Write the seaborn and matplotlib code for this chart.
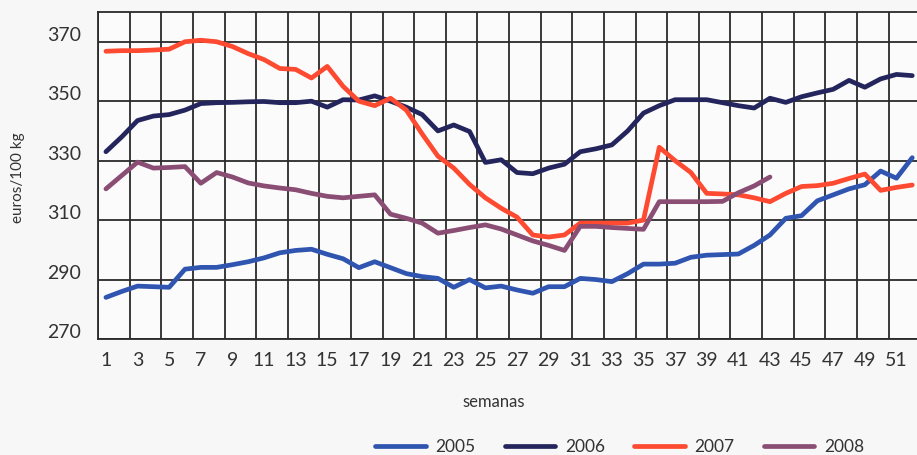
import pandas as pd
import matplotlib
matplotlib.use("Agg")
import matplotlib.pyplot as plt
import matplotlib.transforms as mtransforms
import numpy as np
import seaborn as sns

weeks = list(range(1, 53))

price_2005 = [284, 286, 287.8, 287.6, 287.4, 293.5, 294.1, 294.1, 295, 296,
              297.3, 299, 299.8, 300.2, 298.5, 297, 294, 296, 294, 292,
              291, 290.4, 287.4, 290, 287.2, 287.8, 286.5, 285.4, 287.6, 287.6,
              290.4, 290, 289.3, 292, 295.2, 295.2, 295.5, 297.5, 298.2, 298.4,
              298.6, 301.5, 305, 310.6, 311.5, 316.5, 318.5, 320.5, 321.9, 326.5,
              324.1, 331]
price_2006 = [333, 338, 343.5, 345, 345.5, 347, 349.2, 349.5, 349.6, 349.8,
              349.9, 349.5, 349.5, 350, 348, 350.5, 350.4, 351.8, 350, 348,
              345.5, 340, 342, 339.8, 329.4, 330.3, 326, 325.6, 327.5, 328.8,
              333, 334, 335.3, 340, 346, 348.5, 350.5, 350.5, 350.5, 349.5,
              348.5, 347.7, 351, 349.6, 351.5, 352.8, 354, 357, 354.7, 357.5,
              359, 358.6]
price_2007 = [366.8, 367, 367, 367.2, 367.5, 370, 370.5, 370, 368.4, 366,
              364, 361, 360.7, 357.8, 361.7, 355, 350, 348.5, 351, 347,
              339, 331.5, 327.5, 322, 317.5, 314, 311, 305, 304.3, 305,
              309, 309, 309, 309, 310, 334.5, 330, 326, 319, 318.8,
              318.5, 317.5, 316.2, 319, 321.3, 321.6, 322.4, 324, 325.5, 320,
              321, 321.8]
price_2008 = [320.5, 325, 329.5, 327.5, 327.7, 328, 322.4, 326, 324.5, 322.5,
              321.5, 320.8, 320.2, 319, 318, 317.5, 318, 318.5, 312, 310.6,
              309, 305.6, 306.5, 307.5, 308.4, 307, 305, 303, 301.5, 299.8,
              307.9, 307.9, 307.5, 307.2, 306.9, 316.2, 316.2, 316.2, 316.2, 316.3,
              319.2, 321.5, 324.5]

years = ["2005", "2006", "2007", "2008"]
colors = ["#2f55b0", "#25255e", "#fd4a30", "#8a4e74"]
y_ticks = [270, 290, 310, 330, 350, 370]
x_ticks = list(range(1, 52, 2))

frames = []
for year, prices in zip(years, [price_2005, price_2006, price_2007, price_2008]):
    frames.append(pd.DataFrame({"semana": weeks[:len(prices)],
                                "precio": prices, "año": year}))
df = pd.concat(frames, ignore_index=True)

sns.set_style("white")
plt.rcParams["font.family"] = ["Lato", "DejaVu Sans"]

fig = plt.figure(figsize=(9.17, 4.55), dpi=100, facecolor="#f7f7f7")
ax = fig.add_axes([0.1069, 0.2549, 0.8931, 0.7187])
ax.set_facecolor("#fbfbfb")

sns.lineplot(data=df, x="semana", y="precio", hue="año",
             palette=dict(zip(years, colors)), linewidth=3.4, ax=ax)

ax.set_xlim(0.5, 52.3)
ax.set_ylim(270, 380)
ax.set_yticks(y_ticks)
ax.set_xticks(x_ticks)
ax.set_xticklabels([str(t) for t in x_ticks])
ax.set_xticks(np.arange(0.5, 52.3, 2), minor=True)
ax.grid(False)
ax.grid(axis="x", which="minor", color="#2a2a2a", linewidth=1.3)
ax.grid(axis="y", which="major", color="#2a2a2a", linewidth=1.3)
for ln in ax.get_lines():
    ln.set_zorder(3)
ax.tick_params(axis="both", which="both", length=0)
ax.tick_params(axis="y", labelsize=14, pad=12, colors="#333333")
ax.tick_params(axis="x", labelsize=14, pad=9, colors="#333333")

offset = mtransforms.ScaledTranslation(0, 0.08, fig.dpi_scale_trans)
for lab in ax.get_yticklabels():
    lab.set_transform(lab.get_transform() + offset)

for side in ["left", "bottom", "top"]:
    ax.spines[side].set_color("#2a2a2a")
    ax.spines[side].set_linewidth(1.3)
ax.spines["right"].set_visible(False)

ax.set_xlabel("")
ax.set_ylabel("")
fig.text(0.0196, 0.609, "euros/100 kg", rotation=90, ha="center", va="center",
         fontsize=11, color="#333333")
fig.text(0.538, 0.117, "semanas", ha="center", va="center",
         fontsize=12, color="#333333")

sns.move_legend(ax, loc="center", bbox_to_anchor=(0.637, -0.33), ncol=4,
                frameon=False, title=None, fontsize=12.5, handlelength=2.9,
                handletextpad=0.55, columnspacing=1.7)
for txt in ax.get_legend().get_texts():
    txt.set_color("#333333")
for h in ax.get_legend().get_lines():
    h.set_linewidth(3.4)

fig.savefig("out.png", dpi=100, facecolor=fig.get_facecolor())
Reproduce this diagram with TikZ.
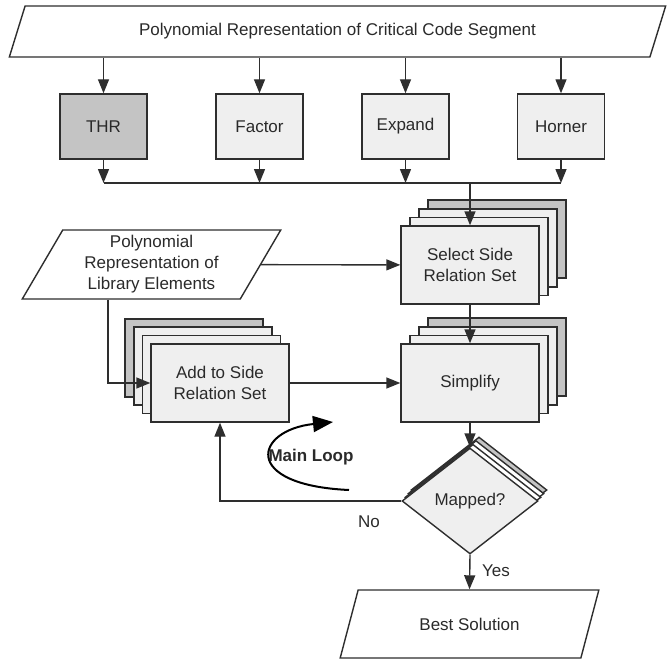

■ Given exercise ■
Transcribe the full listing above exactly, with the images removed.

■ The completed task ■
Write the seaborn and matplotlib code for this chart.
import pandas as pd
import matplotlib
matplotlib.use("Agg")
import matplotlib.pyplot as plt
import matplotlib.transforms as mtransforms
import numpy as np
import seaborn as sns

weeks = list(range(1, 53))

price_2005 = [284, 286, 287.8, 287.6, 287.4, 293.5, 294.1, 294.1, 295, 296,
              297.3, 299, 299.8, 300.2, 298.5, 297, 294, 296, 294, 292,
              291, 290.4, 287.4, 290, 287.2, 287.8, 286.5, 285.4, 287.6, 287.6,
              290.4, 290, 289.3, 292, 295.2, 295.2, 295.5, 297.5, 298.2, 298.4,
              298.6, 301.5, 305, 310.6, 311.5, 316.5, 318.5, 320.5, 321.9, 326.5,
              324.1, 331]
price_2006 = [333, 338, 343.5, 345, 345.5, 347, 349.2, 349.5, 349.6, 349.8,
              349.9, 349.5, 349.5, 350, 348, 350.5, 350.4, 351.8, 350, 348,
              345.5, 340, 342, 339.8, 329.4, 330.3, 326, 325.6, 327.5, 328.8,
              333, 334, 335.3, 340, 346, 348.5, 350.5, 350.5, 350.5, 349.5,
              348.5, 347.7, 351, 349.6, 351.5, 352.8, 354, 357, 354.7, 357.5,
              359, 358.6]
price_2007 = [366.8, 367, 367, 367.2, 367.5, 370, 370.5, 370, 368.4, 366,
              364, 361, 360.7, 357.8, 361.7, 355, 350, 348.5, 351, 347,
              339, 331.5, 327.5, 322, 317.5, 314, 311, 305, 304.3, 305,
              309, 309, 309, 309, 310, 334.5, 330, 326, 319, 318.8,
              318.5, 317.5, 316.2, 319, 321.3, 321.6, 322.4, 324, 325.5, 320,
              321, 321.8]
price_2008 = [320.5, 325, 329.5, 327.5, 327.7, 328, 322.4, 326, 324.5, 322.5,
              321.5, 320.8, 320.2, 319, 318, 317.5, 318, 318.5, 312, 310.6,
              309, 305.6, 306.5, 307.5, 308.4, 307, 305, 303, 301.5, 299.8,
              307.9, 307.9, 307.5, 307.2, 306.9, 316.2, 316.2, 316.2, 316.2, 316.3,
              319.2, 321.5, 324.5]

years = ["2005", "2006", "2007", "2008"]
colors = ["#2f55b0", "#25255e", "#fd4a30", "#8a4e74"]
y_ticks = [270, 290, 310, 330, 350, 370]
x_ticks = list(range(1, 52, 2))

frames = []
for year, prices in zip(years, [price_2005, price_2006, price_2007, price_2008]):
    frames.append(pd.DataFrame({"semana": weeks[:len(prices)],
                                "precio": prices, "año": year}))
df = pd.concat(frames, ignore_index=True)

sns.set_style("white")
plt.rcParams["font.family"] = ["Lato", "DejaVu Sans"]

fig = plt.figure(figsize=(9.17, 4.55), dpi=100, facecolor="#f7f7f7")
ax = fig.add_axes([0.1069, 0.2549, 0.8931, 0.7187])
ax.set_facecolor("#fbfbfb")

sns.lineplot(data=df, x="semana", y="precio", hue="año",
             palette=dict(zip(years, colors)), linewidth=3.4, ax=ax)

ax.set_xlim(0.5, 52.3)
ax.set_ylim(270, 380)
ax.set_yticks(y_ticks)
ax.set_xticks(x_ticks)
ax.set_xticklabels([str(t) for t in x_ticks])
ax.set_xticks(np.arange(0.5, 52.3, 2), minor=True)
ax.grid(False)
ax.grid(axis="x", which="minor", color="#2a2a2a", linewidth=1.3)
ax.grid(axis="y", which="major", color="#2a2a2a", linewidth=1.3)
for ln in ax.get_lines():
    ln.set_zorder(3)
ax.tick_params(axis="both", which="both", length=0)
ax.tick_params(axis="y", labelsize=14, pad=12, colors="#333333")
ax.tick_params(axis="x", labelsize=14, pad=9, colors="#333333")

offset = mtransforms.ScaledTranslation(0, 0.08, fig.dpi_scale_trans)
for lab in ax.get_yticklabels():
    lab.set_transform(lab.get_transform() + offset)

for side in ["left", "bottom", "top"]:
    ax.spines[side].set_color("#2a2a2a")
    ax.spines[side].set_linewidth(1.3)
ax.spines["right"].set_visible(False)

ax.set_xlabel("")
ax.set_ylabel("")
fig.text(0.0196, 0.609, "euros/100 kg", rotation=90, ha="center", va="center",
         fontsize=11, color="#333333")
fig.text(0.538, 0.117, "semanas", ha="center", va="center",
         fontsize=12, color="#333333")

sns.move_legend(ax, loc="center", bbox_to_anchor=(0.637, -0.33), ncol=4,
                frameon=False, title=None, fontsize=12.5, handlelength=2.9,
                handletextpad=0.55, columnspacing=1.7)
for txt in ax.get_legend().get_texts():
    txt.set_color("#333333")
for h in ax.get_legend().get_lines():
    h.set_linewidth(3.4)

fig.savefig("out.png", dpi=100, facecolor=fig.get_facecolor())
Reproduce this diagram with TikZ.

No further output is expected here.